On that fated night as a miniature train approached, I didn't see any gate arms. The trolley stopped just before entering the intersection. I slammed on the breaks. A man in a fluorescent vest emerged out of nowhere with a stop sign. He didn't really hold the sign up, or, if he did, it wasn't with the stiff-armed vigor that we take for granted from traffic cops. Confused and caught in no-man's-land, I went for the gas. The trolley had already started moving. Train horns sounded. Whistles shrilled. I shrieked effeminately. Man, Train and Automobile were about to converge. You learn a lot about yourself while on the cusp of annihilation (for some reason my final thoughts fixated on the circus).
By an act of God, I emerged on the other side unscathed. I didn't know it at the time, but I almost murdered Ole 85, one of Charlotte's oldest living natives. 85 cruised the streets in the original trolley era, between 1927 and 1938, running on the same ground with horse-drawn carriages and nascent automobiles.
If 85 had eyes, they would have welled up when the trolley car was sold to the Air National Guard: Its straw seats and mechanical equipment were unceremoniously stripped and its shell was converted into an airport office. A 9-to-5 wasn't the fast-paced life meant for 85. The streetcar landed in Huntersville where it served as a greasy spoon in an area rife with gypsies.

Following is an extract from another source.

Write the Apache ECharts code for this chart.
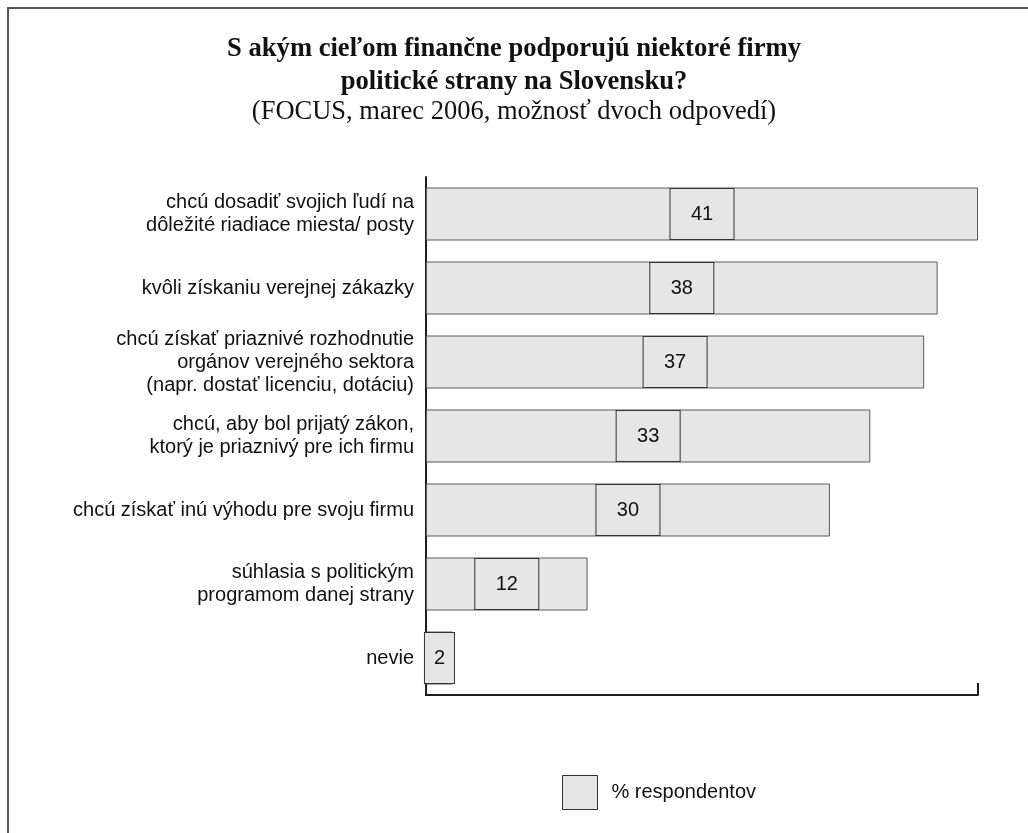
<!DOCTYPE html>
<html>
<head>
<meta charset="utf-8">
<title>S akým cieľom finančne podporujú niektoré firmy politické strany na Slovensku?</title>
<script src="https://cdn.jsdelivr.net/npm/echarts@6/dist/echarts.min.js"></script>
<style>
  html, body { margin: 0; padding: 0; background: #fff; }
  #chart { width: 1028px; height: 833px; }
</style>
</head>
<body>
<div id="chart"></div>
<script>
// Survey answers (FOCUS, March 2006), top to bottom
const categories = [
  'chcú dosadiť svojich ľudí na\ndôležité riadiace miesta/ posty',
  'kvôli získaniu verejnej zákazky',
  'chcú získať priaznivé rozhodnutie\norgánov verejného sektora\n(napr. dostať licenciu, dotáciu)',
  'chcú, aby bol prijatý zákon,\nktorý je priaznivý pre ich firmu',
  'chcú získať inú výhodu pre svoju firmu',
  'súhlasia s politickým\nprogramom danej strany',
  'nevie'
];
const respondents = [41, 38, 37, 33, 30, 12, 2];
const seriesName = '% respondentov';
const titleLines = ['S akým cieľom finančne podporujú niektoré firmy', 'politické strany na Slovensku?'];
const subtitle = '(FOCUS, marec 2006, možnosť dvoch odpovedí)';

const barFill = '#e6e6e6';
const darkLine = '#1e1e1e';
const sansFont = '"Liberation Sans", Arial, sans-serif';
const serifFont = '"Liberation Serif", "Times New Roman", serif';

const chart = echarts.init(document.getElementById('chart'), null, { renderer: 'canvas' });

// very short bars get a value box that fits inside the bar
const barData = respondents.map(v => v < 5
  ? { value: v, label: { width: 29 } }
  : { value: v });

chart.setOption({
  animation: false,
  backgroundColor: '#fff',
  title: [{
    text: titleLines.join('\n'),
    left: 'center',
    top: 28,
    textStyle: {
      fontFamily: serifFont,
      fontWeight: 'bold',
      fontSize: 26.6,
      lineHeight: 33,
      color: '#111'
    }
  }, {
    text: subtitle,
    left: 'center',
    top: 94,
    textStyle: {
      fontFamily: serifFont,
      fontWeight: 'normal',
      fontSize: 26.5,
      color: '#111'
    }
  }],
  legend: {
    left: 557,
    top: 770,
    icon: 'rect',
    itemWidth: 35,
    itemHeight: 34,
    itemStyle: { color: barFill, borderColor: '#333', borderWidth: 1 },
    textStyle: {
      fontFamily: sansFont,
      fontSize: 20,
      color: '#111',
      padding: [0, 0, 0, 9]
    },
    data: [seriesName]
  },
  grid: { left: 426, right: 50, top: 177, bottom: 138, containLabel: false },
  xAxis: {
    type: 'value',
    min: 0,
    max: 41,
    interval: 41,
    axisLine: { show: true, lineStyle: { color: darkLine, width: 2 } },
    axisTick: { show: true, inside: true, length: 12, lineStyle: { color: darkLine, width: 2 } },
    axisLabel: { show: false },
    splitLine: { show: false }
  },
  yAxis: {
    type: 'category',
    inverse: true,
    data: categories,
    axisLine: { show: true, lineStyle: { color: darkLine, width: 2 } },
    axisTick: { show: false },
    axisLabel: {
      margin: 12,
      fontFamily: sansFont,
      fontSize: 20,
      lineHeight: 23,
      color: '#111',
      align: 'right'
    }
  },
  series: [{
    name: seriesName,
    type: 'bar',
    data: barData,
    barWidth: 53,
    itemStyle: { color: barFill, borderColor: '#5a5a5a', borderWidth: 1 },
    label: {
      show: true,
      position: 'inside',
      fontFamily: sansFont,
      fontSize: 20,
      color: '#111',
      backgroundColor: barFill,
      borderColor: '#333',
      borderWidth: 1,
      width: 63,
      height: 50,
      lineHeight: 50,
      align: 'center',
      verticalAlign: 'middle',
      padding: 0
    }
  }],
  graphic: [{
    type: 'polyline',
    silent: true,
    shape: { points: [[8, 833], [8, 8], [1028, 8]] },
    style: { stroke: '#555', lineWidth: 2, fill: null }
  }]
});
</script>
</body>
</html>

85 had yet to reach its lowest point. For $125, a local resident named Daisy Moore went Boxcar Children on it, allowing homeless relatives to stay in the newly purchased tram. The city found out Daisy's house was a car, but not until 1987. They condemned the erstwhile electric car for being off the grid as a residence (note the irony) but bought it from Moore for $1,000. Charlotte Trolley, a nonprofit organization, raised the money to give 85 a $500,000 makeover. The tongue-and-groove ceiling on one end and the Plexiglas placard with the worn-out 85 are the only features that have survived all 78 years.
At first the trolley's resurrection struck me as a pathetic attempt to implant a worthwhile attraction with historical significance. Not that I blamed Charlotte for trying. St. Louis built a gigantic geometric figure in the sky and called it an indigenous landmark. The few times I saw the Charlotte trolley after my near collision, it was empty -- prompting me to conclude not that it was a pathetic attempt to generate spirit, but that it was a spirit.
When I finally got to ride 85, my ghost-train fear was compounded. The conductor, Frank, could not have looked more like a 19th century train conductor with his ovular shaped body, charcoal hair and whiskery beard. He told me he worked for a paper mill in the Blue Ridge Mountains for the majority of his life (a ghost job if I've ever heard one). I decided to ask Frank, ghost or not, about the trolley. Knowing I was a reporter, he was reluctant to answer my hard-hitting questions.
"Is that hat ... I mean conductor cap thingy really old?" I asked.
"You'll have to speak to the media advisor," he replied.
Steve Boger, the human gate arm on 85, was more willing to talk. "Do you fear for your life out there?" I asked him.
He smiled and turned to a trolley regular sitting next to us: "He's seen me nearly get hit half a dozen times."
According to Lisa Gray of Charlotte Trolley, the Charlotte Area Transit System decided gate arms would be too expensive and instead opted to employ two security employees at all times. (That's cheaper?)
Steve and the other traffic monitors have a public enemy No. 1: a Bank of America employee in a silver Mercedes. The banker speeds up like he's going to hit Steve, then slams on the brakes right before colliding with him. He curses Steve out, and he's even called Charlotte Trolley to complain the trolley gets in his way. "He's real big and bad in his car, but he won't say anything until he passes me. I point him out when I see him. He just hates that."
Riding the rails on four consecutive trips, I learned the ins and outs. East is the most dangerous. Bland is the most somnolent (as you might expect). A homeless man was napping there. The aroma of fried chicken from Price's overtakes the cabin at Park Street. Art (or gang graffiti) in the Convention Center tunnel has been worked into trolley lore. The painted dragon is named Red Eye and he comes to life in The Charlotte Trolley and the Full Moon Adventure.
In that children's book, a group of kids rides the trolley as it travels back through time in Charlotte. At one point, the kids are between destinations and one child prays, "Please don't be the War of 1812. Please don't be the War of 1812," actually a common invocation in the world of haphazard time travel.
The trolley will be shutting down in February for construction of the light rail, which will run alongside it. When the trolley returns, it will run only during peak hours. Gray isn't concerned that a modern train running next to the trolley will detract from the experience. "Even with light rail, as sexy as it is, a lot of people are going to ride the trolley."